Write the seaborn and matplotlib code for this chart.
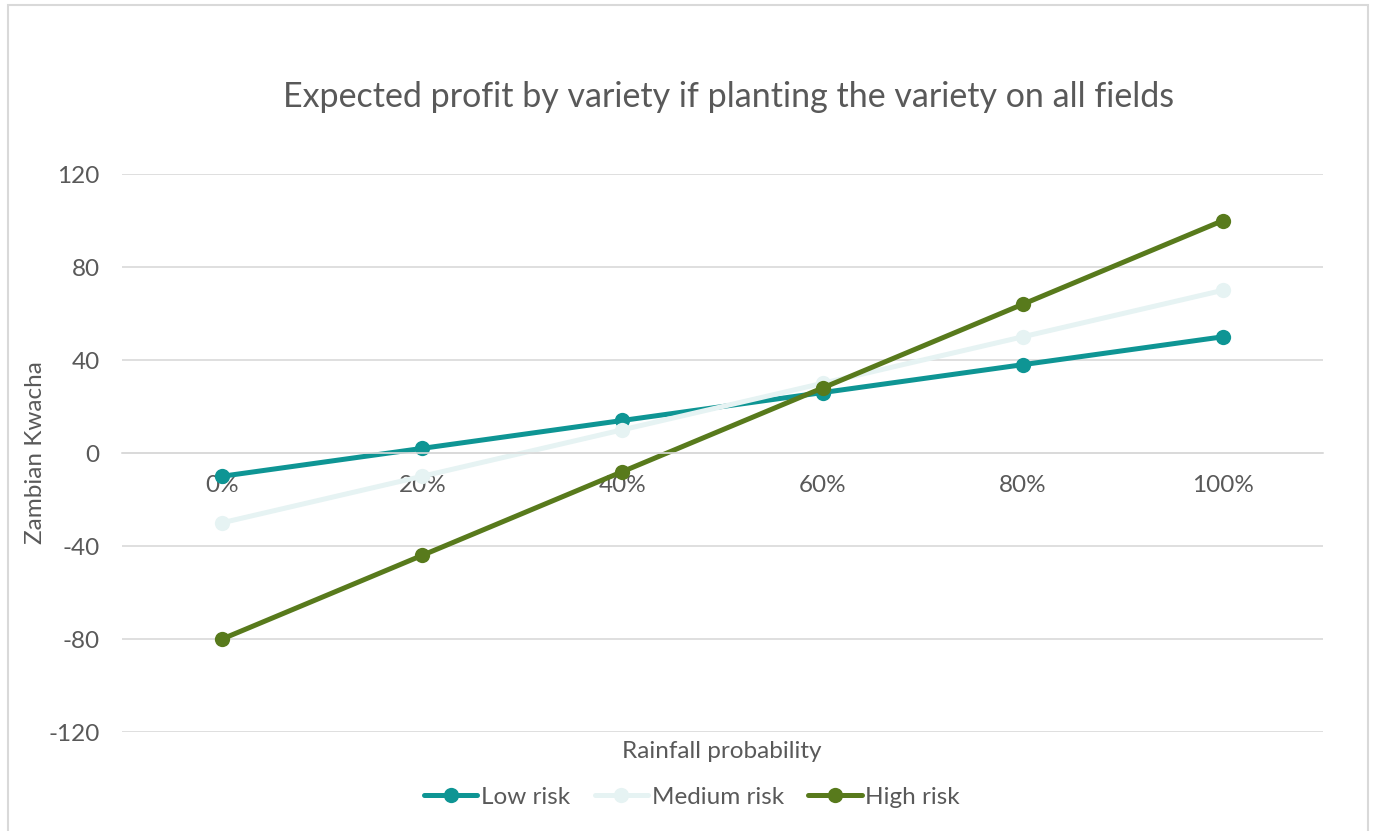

• • •

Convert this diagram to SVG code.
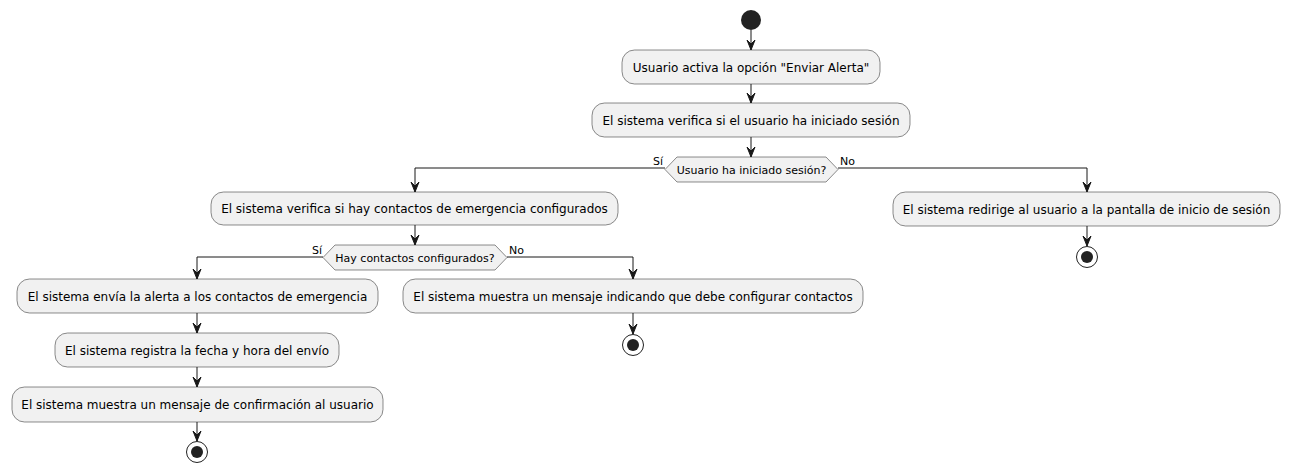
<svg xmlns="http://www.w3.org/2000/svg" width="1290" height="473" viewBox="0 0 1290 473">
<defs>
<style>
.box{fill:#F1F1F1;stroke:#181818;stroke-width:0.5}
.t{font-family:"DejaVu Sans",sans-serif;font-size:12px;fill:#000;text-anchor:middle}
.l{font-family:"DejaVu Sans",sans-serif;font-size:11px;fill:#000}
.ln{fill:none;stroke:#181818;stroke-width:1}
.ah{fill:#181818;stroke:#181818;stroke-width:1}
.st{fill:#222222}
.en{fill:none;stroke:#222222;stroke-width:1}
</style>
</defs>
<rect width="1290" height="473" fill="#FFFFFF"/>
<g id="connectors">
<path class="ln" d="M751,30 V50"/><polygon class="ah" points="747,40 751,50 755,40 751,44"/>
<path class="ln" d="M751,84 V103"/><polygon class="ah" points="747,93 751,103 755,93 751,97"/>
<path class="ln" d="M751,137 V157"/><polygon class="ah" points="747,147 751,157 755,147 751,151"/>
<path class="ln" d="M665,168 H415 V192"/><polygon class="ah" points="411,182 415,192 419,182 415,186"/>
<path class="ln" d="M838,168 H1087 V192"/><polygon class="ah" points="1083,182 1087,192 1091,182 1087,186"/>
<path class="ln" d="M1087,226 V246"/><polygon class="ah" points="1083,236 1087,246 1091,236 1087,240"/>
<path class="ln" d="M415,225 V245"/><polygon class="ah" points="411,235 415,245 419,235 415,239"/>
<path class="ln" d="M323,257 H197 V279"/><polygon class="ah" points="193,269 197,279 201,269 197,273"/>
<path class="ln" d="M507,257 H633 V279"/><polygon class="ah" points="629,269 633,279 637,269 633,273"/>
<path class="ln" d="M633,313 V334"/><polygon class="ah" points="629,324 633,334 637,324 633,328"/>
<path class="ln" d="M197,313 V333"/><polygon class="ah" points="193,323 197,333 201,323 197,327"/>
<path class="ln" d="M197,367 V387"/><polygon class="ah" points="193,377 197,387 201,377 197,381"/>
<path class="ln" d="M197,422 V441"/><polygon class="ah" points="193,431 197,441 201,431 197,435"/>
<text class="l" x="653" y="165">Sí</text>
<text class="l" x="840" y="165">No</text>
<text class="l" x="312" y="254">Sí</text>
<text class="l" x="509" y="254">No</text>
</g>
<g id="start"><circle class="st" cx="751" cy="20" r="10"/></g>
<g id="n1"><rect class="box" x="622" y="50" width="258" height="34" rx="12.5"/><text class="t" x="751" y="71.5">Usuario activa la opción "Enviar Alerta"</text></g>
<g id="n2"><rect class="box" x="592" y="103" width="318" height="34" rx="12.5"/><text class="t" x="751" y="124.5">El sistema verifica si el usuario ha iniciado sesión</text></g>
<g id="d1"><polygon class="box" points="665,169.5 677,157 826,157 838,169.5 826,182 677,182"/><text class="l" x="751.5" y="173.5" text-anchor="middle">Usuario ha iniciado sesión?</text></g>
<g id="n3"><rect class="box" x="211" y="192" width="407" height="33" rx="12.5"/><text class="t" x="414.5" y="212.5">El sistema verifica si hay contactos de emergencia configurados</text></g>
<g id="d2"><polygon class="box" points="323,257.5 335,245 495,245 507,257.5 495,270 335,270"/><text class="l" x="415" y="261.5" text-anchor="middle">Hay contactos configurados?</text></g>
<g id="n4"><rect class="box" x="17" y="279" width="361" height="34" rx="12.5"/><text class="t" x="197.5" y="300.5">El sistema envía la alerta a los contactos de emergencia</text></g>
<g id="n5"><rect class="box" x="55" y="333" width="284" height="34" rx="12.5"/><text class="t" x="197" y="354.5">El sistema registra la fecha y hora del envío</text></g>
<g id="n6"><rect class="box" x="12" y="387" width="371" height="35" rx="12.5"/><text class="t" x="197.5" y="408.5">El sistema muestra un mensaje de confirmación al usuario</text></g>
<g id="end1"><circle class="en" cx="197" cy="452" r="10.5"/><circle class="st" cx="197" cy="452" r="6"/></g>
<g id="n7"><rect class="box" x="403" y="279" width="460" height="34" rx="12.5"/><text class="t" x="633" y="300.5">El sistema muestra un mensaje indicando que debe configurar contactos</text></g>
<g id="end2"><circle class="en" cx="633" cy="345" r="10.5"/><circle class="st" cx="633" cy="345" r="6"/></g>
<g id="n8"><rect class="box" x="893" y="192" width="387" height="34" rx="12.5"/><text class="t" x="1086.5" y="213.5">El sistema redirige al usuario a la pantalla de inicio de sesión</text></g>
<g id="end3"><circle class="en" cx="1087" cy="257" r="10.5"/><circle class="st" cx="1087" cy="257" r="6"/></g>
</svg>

• • •

Task objective: Working from the entries above, return all lines that contain "code".

Task result:
Write the seaborn and matplotlib code for this chart.
Convert this diagram to SVG code.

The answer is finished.